Raimon Panikkar — A EXPERIÊNCIA DE DEUS
O DISCURSO SOBRE DEUS
Um discurso de todo nosso ser
E este não é somente um discurso do sentimento, da razão, do corpo, da ciência, da sociologia, nem mesmo da filosofia ou da teologia acadêmicas. Nenhum instrumento pode localizar Deus. O discurso sobre Deus não é uma especialidade elitista de qualquer tipo que seja.
Não temos necessidade de mediações para nos abrir ao mistério de Deus. Para falar, sentir, ser conscientes de Deus, temos certamente necessidade da mediação da linguagem, do sentimento, da consciência. Mas não temos necessidade de uma linguagem particular, de um sentimento determinado, de um conteúdo de consciência especial. A única mediação possível é nosso ser próprio, nossa existência nua, nossa entidade própria entre Deus e o nada.
O Livro dos 24 Filósofos, tão citado e tão estimado dos escolásticos cristãos, enuncia em sua proposição 4: Deus est oppositio ad nihil mediatione entis, “Deus é a oposição ao nada pela mediação do ser”. Não há outra mediação senão nós mesmos.
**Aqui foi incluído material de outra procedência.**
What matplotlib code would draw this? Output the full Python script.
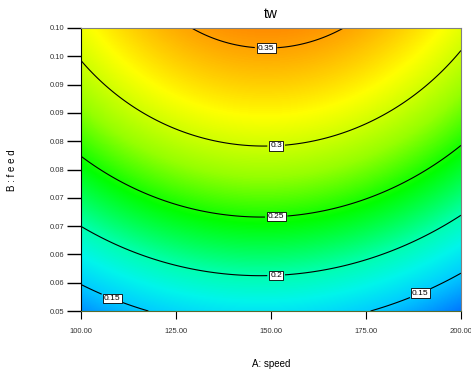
import numpy as np
import matplotlib
matplotlib.use("Agg")
import matplotlib.pyplot as plt
from matplotlib.colors import LinearSegmentedColormap

plt.rcParams['font.family'] = ['Liberation Sans', 'DejaVu Sans']

# Response-surface model (coded units a=(A-150)/50, b=(B-0.075)/0.025)
coef_names = ["const", "a", "b", "ab", "a2", "b2"]
coef_values = [0.2847, -0.0037, 0.0958, 0.002, -0.047, -0.023]

contour_levels = [0.15, 0.2, 0.25, 0.3, 0.35]
x_ticks = [100, 125, 150, 175, 200]
x_tick_labels = ["100.00", "125.00", "150.00", "175.00", "200.00"]
y_ticks = [0.05, 0.055, 0.06, 0.065, 0.07, 0.075, 0.08, 0.085, 0.09, 0.095, 0.10]
y_tick_labels = ["0.05", "0.06", "0.06", "0.07", "0.07", "0.08", "0.08", "0.09", "0.09", "0.10", "0.10"]
label_pos = [(108.9, 0.0534), (188.7, 0.0541), (151.3, 0.0572), (151.3, 0.0677),
             (151.3, 0.0800), (148.7, 0.0970)]

A = np.linspace(100, 200, 300)
B = np.linspace(0.05, 0.10, 300)
AA, BB = np.meshgrid(A, B)
a = (AA - 150) / 50
b = (BB - 0.075) / 0.025
c = dict(zip(coef_names, coef_values))
Z = c["const"] + c["a"] * a + c["b"] * b + c["ab"] * a * b + c["a2"] * a**2 + c["b2"] * b**2

nodes = [(0.10, (0, 90, 255)), (0.15, (0, 205, 255)), (0.175, (0, 245, 235)),
         (0.20, (0, 255, 175)), (0.245, (0, 255, 0)), (0.28, (150, 255, 0)),
         (0.318, (255, 255, 0)), (0.36, (255, 135, 0))]
vmin, vmax = nodes[0][0], nodes[-1][0]
cmap = LinearSegmentedColormap.from_list(
    "de", [((v - vmin) / (vmax - vmin), tuple(ch / 255 for ch in col)) for v, col in nodes])

fig = plt.figure(figsize=(4.71, 3.77), dpi=100)
ax = fig.add_axes([81 / 471, 1 - 311 / 377, 380 / 471, 283 / 377])
ax.imshow(Z, extent=[100, 200, 0.05, 0.10], origin="lower", aspect="auto",
          cmap=cmap, vmin=vmin, vmax=vmax, interpolation="bilinear")
cs = ax.contour(AA, BB, Z, levels=contour_levels, colors="black", linewidths=0.8)
fmt = {0.15: "0.15", 0.2: "0.2", 0.25: "0.25", 0.3: "0.3", 0.35: "0.35"}
texts = ax.clabel(cs, fmt=fmt, fontsize=6, inline=True, inline_spacing=3, manual=label_pos)
for t in texts:
    t.set_rotation(0)
    t.set_bbox(dict(boxstyle="square,pad=0.15", fc="white", ec="black", lw=0.6))

ax.set_xlim(100, 200)
ax.set_ylim(0.05, 0.10)
ax.set_xticks(x_ticks)
ax.set_xticklabels(x_tick_labels)
ax.set_yticks(y_ticks)
ax.set_yticklabels(y_tick_labels)
ax.tick_params(axis="x", length=6, width=0.8, labelsize=5.5, labelcolor="#333333", pad=6)
ax.tick_params(axis="y", length=10, width=1.0, labelsize=5.5, labelcolor="#333333", pad=2)
for s in ["top", "right"]:
    ax.spines[s].set_color("#808080")
ax.spines["left"].set_color("black")
ax.spines["bottom"].set_color("#556b2f")

fig.text(271 / 471, 1 - 14 / 377, "tw", ha="center", va="center", fontsize=10)
fig.text(271 / 471, 1 - 364 / 377, "A: speed", ha="center", va="center", fontsize=7)
fig.text(12 / 471, 1 - 170 / 377, "B : f e e d", ha="center", va="center", fontsize=7, rotation=90)

fig.savefig("out.png", dpi=100)
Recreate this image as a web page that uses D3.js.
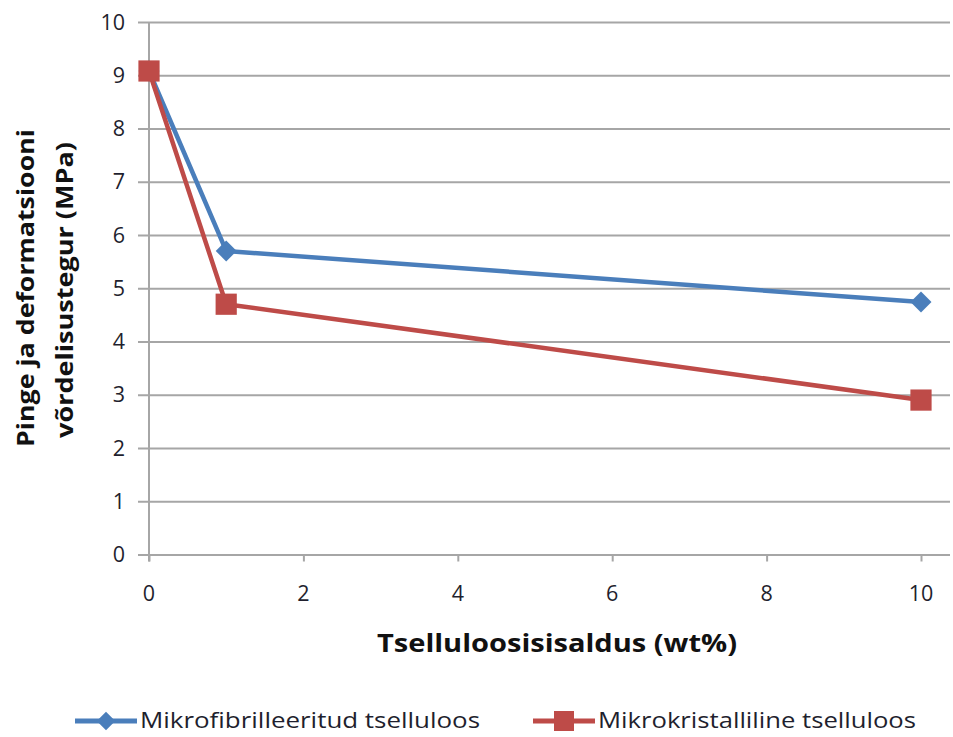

Não temos necessidade de mediação, porque esta última que somos, nosso ser, é precisamente mediação: “A criatura é a mediação (o mediador) entre Deus e o nada”, escreveu Tomás de Aquino. Em resumo, esse est coesse, “ser, é ser com”. Não há monismo absoluto.
A experiência humana de todos os tempos sempre tentou exprimir um “mistério”que se encontra tanto na origem quanto no fim de tudo o que somos,sem nada excluir. Deus, se “é”, não pode se encontrar nem à direita nem à esquerda, nem no alto nem em baixo, qual quer que seja o sentido que demos a estas palavras. Pretender situar Deus de nosso lado, contra os outros, é simplesmente uma blasfêmia.